Research of Reverse Analysis on Self-Modifying Code

【作者】 王祥根

【导师】 冯登国;

【作者基本信息】 中国科学技术大学 , 信息安全, 2009, 博士

【摘要】 恶意代码(Malicious code,Malware)已成为互联网安全的主要威胁。随着计算机的普及和互联网的发展,恶意代码造成的危害也越来越严重。为了提高对恶意代码造成的网络攻击的应急响应速度,我们必须对恶意代码做出快速有效的分析。恶意代码分析的目的是提取恶意代码执行时表现出的行为(runtimebehavior)、解析其意图及其实现机理,为恶意代码的检测和清除提供参考。而恶意代码作者为了对恶意代码进行保护,加大恶意代码分析的难度,往往通过加密、变形和加壳等多种技术手段隐藏自身代码特征,阻碍恶意代码机理分析和特征提取,躲避恶意代码检测。传统分析方法难以有效解决针对受保护的恶意代码的分析问题。针对恶意代码分析与软件安全测评等业务的需要,本文重点分析了典型恶意代码软件保护关键技术以及恶意代码分析技术的最新进展,深入研究了典型自修改代码(Self-Modifying Code,SMC)的实现机理,在此基础上,针对典型SMC提出了一种基于硬件模拟器的逆向分析方法,取得以下几个方面的研究成果:(1)深入分析了典型SMC的实现机理,并初步建立了SMC模型。我们根据动态生成代码的生成方式、修改模式以及存储模式等因素,首次对SMC作了初步的分类和建模,为后续的SMC分析方法奠定了基础。(2)提出了一种基于硬件模拟器的可执行文件中动态生成代码的识别与提取方法。本方法通过在模拟器中单步执行目标可执行文件,并通过截获虚拟系统执行指令,使用影子内存监控程序执行过程中的内存写操作以及控制转移指令等信息,识别提取程序执行过程中动态释放到内存中并得到执行的代码,获取分析目标的数据信息。由于在硬件模拟器中对可执行文件进行动态分析,数据采集是通过模拟硬件实现,而不是将恶意代码放在真实的CPU上执行,因此对实际系统不造成任何影响。
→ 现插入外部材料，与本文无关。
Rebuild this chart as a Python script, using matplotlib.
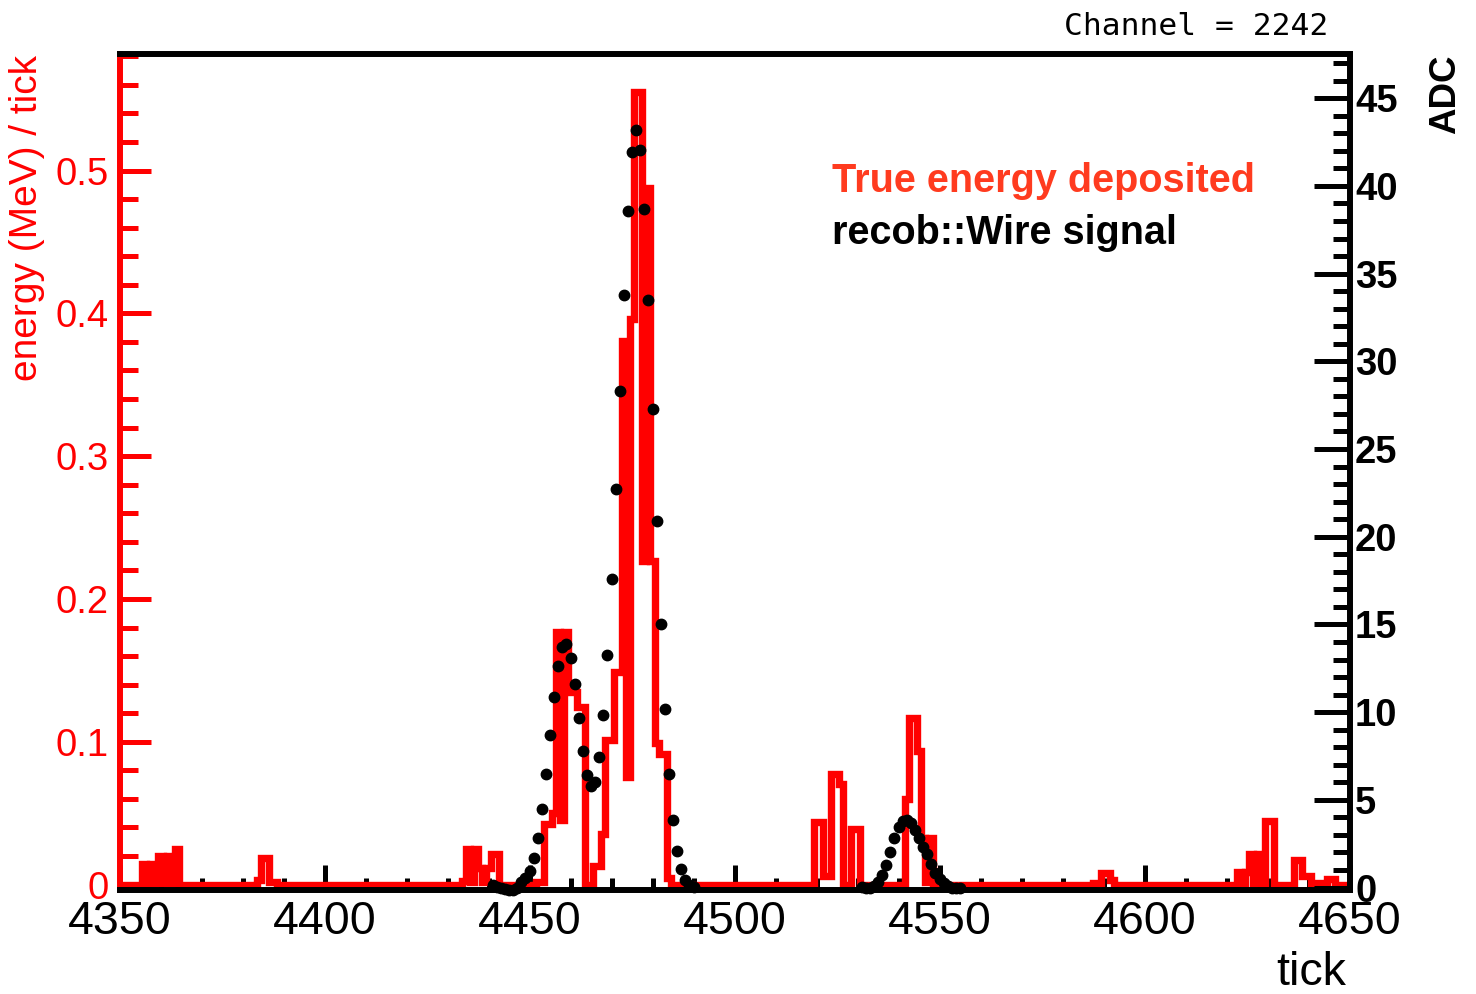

(3)提出了一种基于硬件模拟器的动态链接库中动态生成代码的识别与提取方法。本方法在模拟器中使用动态链接库加载程序引导加载动态链接库,设置单步执行标志,仅使目标动态链接库文件中的指令在模拟器中单步执行,通过触发动态链接库中入口点等函数的执行,并通过截获虚拟系统执行指令,使用影子内存监控动态链接库中代码执行过程中的内存写操作以及控制转移指令等信息,识别提取其执行过程中动态释放到内存中并得到执行的代码,获取分析目标的数据信息。(4)提出一种基于二进制文件重构的自修改代码分析方法。我们针对不同类型的SMC提出了相应的重构方法,即在不改变其代码行为的前提下将提取的动态生成代码恢复到原二进制文件中,生成完整的、可直接静态分析或运行的二进制文件。以此为基础,分析人员可利用传统分析方法对其进一步分析,提高了针对SMC的逆向分析能力。本方法原理简单,易实现,且具有较好的通用性,不仅适用于可执行文件,而且适用于动态链接库。(5)提出了一种基于代码覆盖的多路径分析方法。基于代码覆盖的多路径分析方法重点解决了对循环代码的处理问题,通过标识判断条件节点,减少局部路径被重复遍历的次数,在保证分析效果的同时,提高分析系统的分析效率以及代码覆盖率。(6)设计实现了一套SMC逆向分析原型系统,完成了SMC分析的相关实验,对文中基于二进制文件重构的自修改代码逆向分析方法的有效性,分析效率以及性能等方面进行了评估。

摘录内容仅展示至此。